You sound as if you're looking for a reason to try to get back in touch with her, to try to fix things.  How could you think she might be the one that got away?  Non-damaged people know Ihow to communicate effectively.  The very fact that you have no real idea of why she broke up.

I don't think she needed to clearly say why she ended things for me to know why she ended things. Dating started to turn serious, she starts mentioning briefly that she's been abused by past partners and she has issues with opening up. She ends it. She knew that we were getting more serious, probably guessed that I was thinking about a relationship with her (only natural the more two people get serious), realised she couldn't give me that as that's been a stickler in her past.

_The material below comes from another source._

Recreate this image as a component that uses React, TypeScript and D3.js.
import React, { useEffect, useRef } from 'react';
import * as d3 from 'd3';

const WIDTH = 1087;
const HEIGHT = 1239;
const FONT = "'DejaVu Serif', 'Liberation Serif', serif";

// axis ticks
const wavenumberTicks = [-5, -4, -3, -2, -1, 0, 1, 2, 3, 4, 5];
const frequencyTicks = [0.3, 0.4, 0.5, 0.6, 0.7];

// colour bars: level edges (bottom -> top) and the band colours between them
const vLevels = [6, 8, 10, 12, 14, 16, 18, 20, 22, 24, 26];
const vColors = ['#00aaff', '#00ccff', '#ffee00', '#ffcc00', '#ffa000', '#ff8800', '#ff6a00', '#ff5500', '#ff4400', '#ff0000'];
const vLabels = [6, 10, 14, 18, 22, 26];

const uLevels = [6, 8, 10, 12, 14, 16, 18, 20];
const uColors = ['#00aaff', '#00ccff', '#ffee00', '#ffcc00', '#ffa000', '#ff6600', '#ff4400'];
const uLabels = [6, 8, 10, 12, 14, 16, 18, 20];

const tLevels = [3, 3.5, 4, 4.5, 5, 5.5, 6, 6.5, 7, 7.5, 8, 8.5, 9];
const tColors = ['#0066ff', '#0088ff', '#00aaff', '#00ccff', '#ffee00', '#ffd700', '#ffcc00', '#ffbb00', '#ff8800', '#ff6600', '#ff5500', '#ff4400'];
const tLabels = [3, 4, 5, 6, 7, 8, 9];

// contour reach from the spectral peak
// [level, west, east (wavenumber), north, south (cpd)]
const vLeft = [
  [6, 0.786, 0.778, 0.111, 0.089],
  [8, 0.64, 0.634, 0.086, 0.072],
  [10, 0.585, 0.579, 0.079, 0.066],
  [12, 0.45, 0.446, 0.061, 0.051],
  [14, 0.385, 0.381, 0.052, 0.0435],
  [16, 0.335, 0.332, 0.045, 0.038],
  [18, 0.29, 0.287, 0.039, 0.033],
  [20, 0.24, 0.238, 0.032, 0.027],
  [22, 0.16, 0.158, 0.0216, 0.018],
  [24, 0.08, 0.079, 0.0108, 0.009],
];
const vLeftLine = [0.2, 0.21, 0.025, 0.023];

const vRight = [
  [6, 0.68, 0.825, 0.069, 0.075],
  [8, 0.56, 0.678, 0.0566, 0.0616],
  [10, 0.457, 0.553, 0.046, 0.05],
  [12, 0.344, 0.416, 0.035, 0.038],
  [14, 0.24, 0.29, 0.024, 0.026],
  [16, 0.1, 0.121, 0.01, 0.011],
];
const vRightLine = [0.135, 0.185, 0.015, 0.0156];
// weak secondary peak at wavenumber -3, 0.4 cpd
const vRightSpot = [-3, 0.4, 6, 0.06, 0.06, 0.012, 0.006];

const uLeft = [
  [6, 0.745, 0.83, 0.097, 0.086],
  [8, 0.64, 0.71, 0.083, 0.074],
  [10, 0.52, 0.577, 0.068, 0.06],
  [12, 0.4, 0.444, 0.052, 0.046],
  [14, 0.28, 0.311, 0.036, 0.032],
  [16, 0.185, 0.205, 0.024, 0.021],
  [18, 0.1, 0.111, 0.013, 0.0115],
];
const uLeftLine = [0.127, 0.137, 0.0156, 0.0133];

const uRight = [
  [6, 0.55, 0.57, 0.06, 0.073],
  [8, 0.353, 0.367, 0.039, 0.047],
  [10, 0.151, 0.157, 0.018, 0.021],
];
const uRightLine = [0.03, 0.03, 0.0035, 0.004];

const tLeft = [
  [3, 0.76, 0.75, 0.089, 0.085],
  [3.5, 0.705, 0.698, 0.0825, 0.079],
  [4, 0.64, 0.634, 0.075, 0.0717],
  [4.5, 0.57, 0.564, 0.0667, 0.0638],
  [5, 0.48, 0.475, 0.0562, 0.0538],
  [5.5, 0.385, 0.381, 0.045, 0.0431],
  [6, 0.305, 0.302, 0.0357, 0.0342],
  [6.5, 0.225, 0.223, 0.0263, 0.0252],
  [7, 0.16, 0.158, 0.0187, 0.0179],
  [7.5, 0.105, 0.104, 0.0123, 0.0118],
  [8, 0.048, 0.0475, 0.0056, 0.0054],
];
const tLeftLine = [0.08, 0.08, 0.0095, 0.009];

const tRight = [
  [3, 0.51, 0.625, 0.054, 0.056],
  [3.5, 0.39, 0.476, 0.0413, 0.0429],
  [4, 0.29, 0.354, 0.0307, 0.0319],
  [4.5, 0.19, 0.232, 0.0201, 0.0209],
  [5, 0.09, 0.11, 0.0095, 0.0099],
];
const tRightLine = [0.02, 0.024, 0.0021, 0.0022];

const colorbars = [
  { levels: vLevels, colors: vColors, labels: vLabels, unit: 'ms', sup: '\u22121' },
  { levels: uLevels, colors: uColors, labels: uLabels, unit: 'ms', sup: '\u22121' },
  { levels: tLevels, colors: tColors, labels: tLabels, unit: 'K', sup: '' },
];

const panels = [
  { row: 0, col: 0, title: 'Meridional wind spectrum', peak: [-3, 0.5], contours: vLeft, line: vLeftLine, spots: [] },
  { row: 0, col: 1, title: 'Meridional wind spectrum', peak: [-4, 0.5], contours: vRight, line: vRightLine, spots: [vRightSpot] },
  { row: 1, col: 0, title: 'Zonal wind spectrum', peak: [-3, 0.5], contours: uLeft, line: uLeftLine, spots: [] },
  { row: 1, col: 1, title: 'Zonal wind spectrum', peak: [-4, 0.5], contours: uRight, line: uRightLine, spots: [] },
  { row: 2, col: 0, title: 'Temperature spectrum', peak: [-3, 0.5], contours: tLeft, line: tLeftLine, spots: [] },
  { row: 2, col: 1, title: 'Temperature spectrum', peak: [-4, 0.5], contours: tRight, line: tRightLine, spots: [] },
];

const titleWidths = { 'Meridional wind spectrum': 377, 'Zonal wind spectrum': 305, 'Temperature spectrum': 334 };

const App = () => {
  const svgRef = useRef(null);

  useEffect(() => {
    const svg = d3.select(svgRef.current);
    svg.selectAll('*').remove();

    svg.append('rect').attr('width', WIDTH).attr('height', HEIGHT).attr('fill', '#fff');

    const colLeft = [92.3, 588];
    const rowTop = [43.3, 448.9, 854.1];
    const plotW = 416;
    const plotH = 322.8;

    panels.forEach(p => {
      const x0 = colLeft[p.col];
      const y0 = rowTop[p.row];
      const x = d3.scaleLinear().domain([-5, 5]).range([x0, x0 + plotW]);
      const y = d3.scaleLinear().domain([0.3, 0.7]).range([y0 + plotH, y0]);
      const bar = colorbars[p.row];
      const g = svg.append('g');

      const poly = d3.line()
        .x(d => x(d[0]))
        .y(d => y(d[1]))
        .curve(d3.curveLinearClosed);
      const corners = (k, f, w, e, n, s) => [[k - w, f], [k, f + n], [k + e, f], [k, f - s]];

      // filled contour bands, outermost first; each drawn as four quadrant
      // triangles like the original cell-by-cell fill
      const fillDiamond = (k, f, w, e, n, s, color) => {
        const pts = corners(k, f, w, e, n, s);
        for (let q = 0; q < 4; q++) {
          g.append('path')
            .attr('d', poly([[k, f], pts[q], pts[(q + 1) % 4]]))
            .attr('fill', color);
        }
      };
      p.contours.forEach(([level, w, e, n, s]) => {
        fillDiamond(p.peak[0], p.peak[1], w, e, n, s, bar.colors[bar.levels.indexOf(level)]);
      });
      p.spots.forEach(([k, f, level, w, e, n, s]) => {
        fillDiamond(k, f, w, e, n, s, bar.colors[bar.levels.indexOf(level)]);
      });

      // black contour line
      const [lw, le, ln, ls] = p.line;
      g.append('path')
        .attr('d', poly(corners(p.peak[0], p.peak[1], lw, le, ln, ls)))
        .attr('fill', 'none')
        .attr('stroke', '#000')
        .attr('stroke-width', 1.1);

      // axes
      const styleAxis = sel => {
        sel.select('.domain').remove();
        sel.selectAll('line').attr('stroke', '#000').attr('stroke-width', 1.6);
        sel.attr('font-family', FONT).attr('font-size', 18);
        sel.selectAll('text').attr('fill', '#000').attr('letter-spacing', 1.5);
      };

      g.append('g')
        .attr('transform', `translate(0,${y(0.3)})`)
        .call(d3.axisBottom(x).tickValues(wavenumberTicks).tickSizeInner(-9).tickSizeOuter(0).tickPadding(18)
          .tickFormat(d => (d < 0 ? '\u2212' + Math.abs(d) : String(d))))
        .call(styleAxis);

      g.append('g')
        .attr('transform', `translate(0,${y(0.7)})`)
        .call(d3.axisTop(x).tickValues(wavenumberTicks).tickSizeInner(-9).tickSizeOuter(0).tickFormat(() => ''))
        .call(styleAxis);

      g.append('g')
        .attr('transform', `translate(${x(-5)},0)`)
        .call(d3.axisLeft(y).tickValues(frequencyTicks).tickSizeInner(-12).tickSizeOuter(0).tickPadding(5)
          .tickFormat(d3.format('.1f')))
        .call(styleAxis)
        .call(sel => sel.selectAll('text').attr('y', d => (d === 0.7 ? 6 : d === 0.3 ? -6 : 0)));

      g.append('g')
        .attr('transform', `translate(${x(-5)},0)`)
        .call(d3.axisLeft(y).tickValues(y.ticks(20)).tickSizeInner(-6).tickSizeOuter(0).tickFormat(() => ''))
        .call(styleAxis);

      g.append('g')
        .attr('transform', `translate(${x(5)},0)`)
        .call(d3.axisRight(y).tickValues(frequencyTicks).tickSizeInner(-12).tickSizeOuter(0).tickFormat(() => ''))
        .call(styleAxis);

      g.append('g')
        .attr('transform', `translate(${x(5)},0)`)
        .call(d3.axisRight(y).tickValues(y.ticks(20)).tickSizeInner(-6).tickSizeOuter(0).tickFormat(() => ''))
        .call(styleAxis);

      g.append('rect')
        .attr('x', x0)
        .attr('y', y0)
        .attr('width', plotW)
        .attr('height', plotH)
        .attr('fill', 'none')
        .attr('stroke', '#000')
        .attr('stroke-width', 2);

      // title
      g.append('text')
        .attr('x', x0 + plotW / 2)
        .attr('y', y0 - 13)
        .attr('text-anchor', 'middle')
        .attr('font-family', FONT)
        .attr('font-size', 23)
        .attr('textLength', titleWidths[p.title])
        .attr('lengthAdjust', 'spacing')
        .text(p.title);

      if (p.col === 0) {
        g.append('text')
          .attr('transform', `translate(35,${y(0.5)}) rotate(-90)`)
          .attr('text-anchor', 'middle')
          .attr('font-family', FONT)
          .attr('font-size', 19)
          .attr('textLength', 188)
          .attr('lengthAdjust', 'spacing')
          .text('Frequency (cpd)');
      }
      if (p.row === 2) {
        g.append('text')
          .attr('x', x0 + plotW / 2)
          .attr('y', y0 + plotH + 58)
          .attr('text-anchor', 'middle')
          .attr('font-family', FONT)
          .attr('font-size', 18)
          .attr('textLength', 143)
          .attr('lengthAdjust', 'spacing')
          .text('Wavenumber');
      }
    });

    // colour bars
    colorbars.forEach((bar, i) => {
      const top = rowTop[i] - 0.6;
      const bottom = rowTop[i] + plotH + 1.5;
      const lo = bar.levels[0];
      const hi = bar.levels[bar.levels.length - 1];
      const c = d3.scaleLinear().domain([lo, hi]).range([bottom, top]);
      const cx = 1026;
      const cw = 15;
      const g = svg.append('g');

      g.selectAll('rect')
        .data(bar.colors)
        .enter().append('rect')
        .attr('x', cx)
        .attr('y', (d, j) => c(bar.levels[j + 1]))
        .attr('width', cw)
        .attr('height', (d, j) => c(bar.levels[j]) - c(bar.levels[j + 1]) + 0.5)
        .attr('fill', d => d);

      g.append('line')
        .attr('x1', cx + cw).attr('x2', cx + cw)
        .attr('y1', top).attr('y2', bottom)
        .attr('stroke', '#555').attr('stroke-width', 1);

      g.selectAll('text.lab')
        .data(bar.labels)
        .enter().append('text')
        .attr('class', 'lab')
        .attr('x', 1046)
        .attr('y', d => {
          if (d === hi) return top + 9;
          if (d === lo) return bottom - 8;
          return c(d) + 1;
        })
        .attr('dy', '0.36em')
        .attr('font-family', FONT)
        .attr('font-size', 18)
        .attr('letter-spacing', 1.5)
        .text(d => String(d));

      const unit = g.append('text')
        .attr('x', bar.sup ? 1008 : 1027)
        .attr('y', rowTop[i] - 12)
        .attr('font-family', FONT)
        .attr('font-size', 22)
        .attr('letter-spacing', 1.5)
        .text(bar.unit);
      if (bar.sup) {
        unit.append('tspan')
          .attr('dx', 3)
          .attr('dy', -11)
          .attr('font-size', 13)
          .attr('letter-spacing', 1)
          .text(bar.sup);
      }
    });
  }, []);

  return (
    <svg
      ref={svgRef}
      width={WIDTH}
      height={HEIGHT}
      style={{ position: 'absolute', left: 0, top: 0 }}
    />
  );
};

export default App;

I dated a girl once when I was young, I had really bad anxiety due to how overweight I was. I loved the girl, we were together for two years. I ended it because my anxiety was so bad I didn't want her or anyone seeing how unattractive I thought I was. I was insanely attracted to her, but couldn't see a future with anyone while my issues ate me up so I ended it.

Can people please stop saying that they think I'm looking for ways to reach out. I'm not. Me asking questions and opinions why someone may end a relationship and give reasons like she did doesn't mean I'm looking for reasons why I should reach out.

Also your statement about non-damged people knowing how to communicate is so wrong. I know "damaged people" that have been way better communicators than "non-damaged" people and vic versa. I see nothing wrong with damaged people, they just need a little help and support from who they trust the most.

Posted

She is unlikely to trust a new partner because of her past, and if things become too serious, she will feel trapped. Like she avoids and rejects what is unfamiliar to her. I'm not sure how far she's come with her recovery, but there's so much to unpack and process following an abusive relationship that it typically takes a long time.

Posted
1 hour ago, unusedturnip said:

I don't think she needed to clearly say why she ended things for me to know why she ended things. Dating started to turn serious, she starts mentioning briefly that she's been abused by past partners and she has issues with opening up. She ends it. She knew that we were getting more serious, probably guessed that I was thinking about a relationship with her (only natural the more two people get serious), realised she couldn't give me that as that's been a stickler in her past.

I dated a girl once when I was young, I had really bad anxiety due to how overweight I was. I loved the girl, we were together for two years. I ended it because my anxiety was so bad I didn't want her or anyone seeing how unattractive I thought I was. I was insanely attracted to her, but couldn't see a future with anyone while my issues ate me up so I ended it.

Can people please stop saying that they think I'm looking for ways to reach out. I'm not. Me asking questions and opinions why someone may end a relationship and give reasons like she did doesn't mean I'm looking for reasons why I should reach out.

Also your statement about non-damged people knowing how to communicate is so wrong. I know "damaged people" that have been way better communicators than "non-damaged" people and vic versa. I see nothing wrong with damaged people, they just need a little help and support from who they trust the most.

Sure, from paid therapists that know what they're doing and her family.  The one thing we know is that she dosen't want your help. Five people in this thread have made that same point.

I only respond to you so much because you sound exactly like I did in the past.  I thought I could support women, rescue and help them, and then they would appreciate it and fall in love witth me.  It doesn't work.  She doesn't want your help.

In any event, I hope everything works out well for you.